Image: The students of St Andrew's Choir, wearing ethnic outfits, sang like angels
Photographs: Reuben N V

Master Charles spoke of the decade plus that he spent in India absorbing lessons of Hinduism under his guru in Ganeshpuri and how on one of his trips back to India he happened, by some stroke of karma, to be caught in 26/11.

When Master Charles returned to the US and spoke about his group's ordeal in Mumbai to the world media suddenly there was a special new interest in the Synchronicity Foundation and what it stood for and enquiries on how to become part of it. That led him, Kia and the survivors of the group to launch the One Life Alliance to emphasise the sacredness of life.

He said, "Hopefully we as a global humanity may (learn to deeply honour) the value of the life we all share.
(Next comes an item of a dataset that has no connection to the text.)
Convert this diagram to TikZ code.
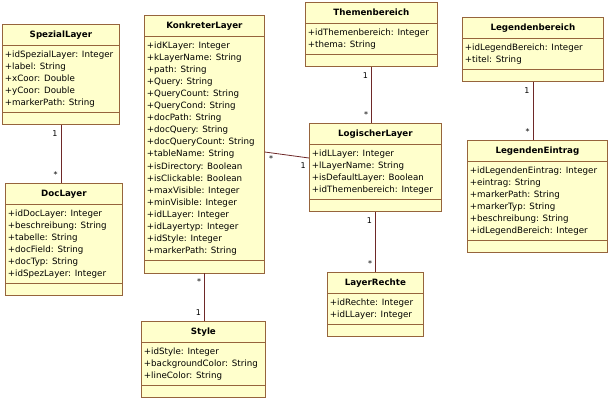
\documentclass[tikz,border=0pt]{standalone}
\usepackage{fontspec}
\setmainfont{DejaVu Sans}
\usetikzlibrary{shapes.multipart,positioning}

\definecolor{classfill}{RGB}{255,255,204}
\definecolor{classline}{RGB}{150,100,60}
\definecolor{assocline}{RGB}{110,40,40}

% class name box of a given width, attribute list as one left column
\newcommand{\ctitle}[2]{\makebox[#1][c]{\bfseries\rule[-4pt]{0pt}{14pt}#2}}
\newcommand{\cattrs}[1]{\begin{tabular}{@{}l@{}}#1\end{tabular}}

\begin{document}
\begin{tikzpicture}
  [x=1pt,y=-1pt,
   umlclass/.style={rectangle split,rectangle split parts=3,anchor=north west,
     rectangle split part align={center,left,left},
     draw=classline,fill=classfill,line width=.8pt,
     inner xsep=2.5pt,inner ysep=3pt,rectangle split empty part height=4pt,
     font=\fontsize{8.7}{12.1}\selectfont},
   assoc/.style={draw=assocline,line width=.8pt},
   mult/.style={font=\fontsize{8}{9}\selectfont,inner sep=0pt}]
  \useasboundingbox (0,0) rectangle (611,405);

  \node[umlclass] (spez) at (2,24) {\ctitle{112pt}{SpezialLayer}
    \nodepart{two}\cattrs{+idSpezialLayer: Integer\\+label: String\\+xCoor: Double\\
    +yCoor: Double\\+markerPath: String}
    \nodepart{three}};
  \node[umlclass] (doc) at (5,183) {\ctitle{112pt}{DocLayer}
    \nodepart{two}\cattrs{+idDocLayer: Integer\\+beschreibung: String\\+tabelle: String\\
    +docField: String\\+docTyp: String\\+idSpezLayer: Integer}
    \nodepart{three}};
  \node[umlclass] (konkret) at (144,15) {\ctitle{115pt}{KonkreterLayer}
    \nodepart{two}\cattrs{+idKLayer: Integer\\+kLayerName: String\\+path: String\\
    +Query: String\\+QueryCount: String\\+QueryCond: String\\+docPath: String\\
    +docQuery: String\\+docQueryCount: String\\+tableName: String\\
    +isDirectory: Boolean\\+isClickable: Boolean\\+maxVisible: Integer\\
    +minVisible: Integer\\+idLLayer: Integer\\+idLayertyp: Integer\\
    +idStyle: Integer\\+markerPath: String}
    \nodepart{three}};
  \node[umlclass] (style) at (141,321) {\ctitle{119pt}{Style}
    \nodepart{two}\cattrs{+idStyle: Integer\\+backgroundColor: String\\+lineColor: String}
    \nodepart{three}};
  \node[umlclass] (thema) at (305,2) {\ctitle{127pt}{Themenbereich}
    \nodepart{two}\cattrs{+idThemenbereich: Integer\\+thema: String}
    \nodepart{three}};
  \node[umlclass] (logisch) at (309,123) {\ctitle{127pt}{LogischerLayer}
    \nodepart{two}\cattrs{+idLLayer: Integer\\+lLayerName: String\\
    +isDefaultLayer: Boolean\\+idThemenbereich: Integer}
    \nodepart{three}};
  \node[umlclass] (rechte) at (327,272) {\ctitle{91pt}{LayerRechte}
    \nodepart{two}\cattrs{+idRechte: Integer\\+idLLayer: Integer}
    \nodepart{three}};
  \node[umlclass] (legbereich) at (462,17) {\ctitle{136pt}{Legendenbereich}
    \nodepart{two}\cattrs{+idLegendBereich: Integer\\+titel: String}
    \nodepart{three}};
  \node[umlclass] (legeintrag) at (467,140) {\ctitle{135pt}{LegendenEintrag}
    \nodepart{two}\cattrs{+idLegendenEintrag: Integer\\+eintrag: String\\
    +markerPath: String\\+markerTyp: String\\+beschreibung: String\\
    +idLegendBereich: Integer}
    \nodepart{three}};

  % vertical associations
  \foreach \from/\to/\ma/\mb in {spez/doc/1/*,konkret/style/*/1,thema/logisch/1/*,
      logisch/rechte/1/*,legbereich/legeintrag/1/*}
    \draw[assoc] (\from.south) node[mult,below left=5pt and 3pt] {\ma}
      -- (\from.south |- \to.north) node[mult,above left=5pt and 3pt] {\mb};

  \draw[assoc] (konkret.east |- 0,152) node[mult,below right=3pt and 4pt] {*}
    -- (logisch.west |- 0,158) node[mult,below left=4pt and 3pt] {1};
\end{tikzpicture}
\end{document}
In these times, in this world, we must find our unity. The life that empowers me in this room also empowers each and one of you and every human being on this planet. And through our unity we may resolve our separation and conflict and create a more peaceful world Thank you so much for receiving us again into your country with great love."

Through short, emotional video clips, the survivors of 26/11 from Master Charles' Synchronicity group spoke about what life meant to them.

At the end author and illustrator of children's books Linda Ragsdale, a survivor of 26/11 (who now lives with a three foot scar) unveiled a tapestry of hearts drawn by Mumbai school children etched into the shape of a peace dragon with an image of a fertile green earth as its heart.

The students of Cathedral and John Connon School who helped Linda create the dragon were on hand to unveil the creation, along with their principal Meera Isaacs and art teacher Nanda Das. Ragsdale believes in "inspiring peace through global artworks."

The students of St Andrew's Choir, wearing ethnic outfits, sang like angels. Their soulful medley, rendered by young, vigorous voices, of It's A Wonderful life, Heal the World and We Are the World had the audience particularly moved.

Patriotism concluded the proceedings, adding the final touch to a poignant memorial service. The St Andrew's students sang the national anthem.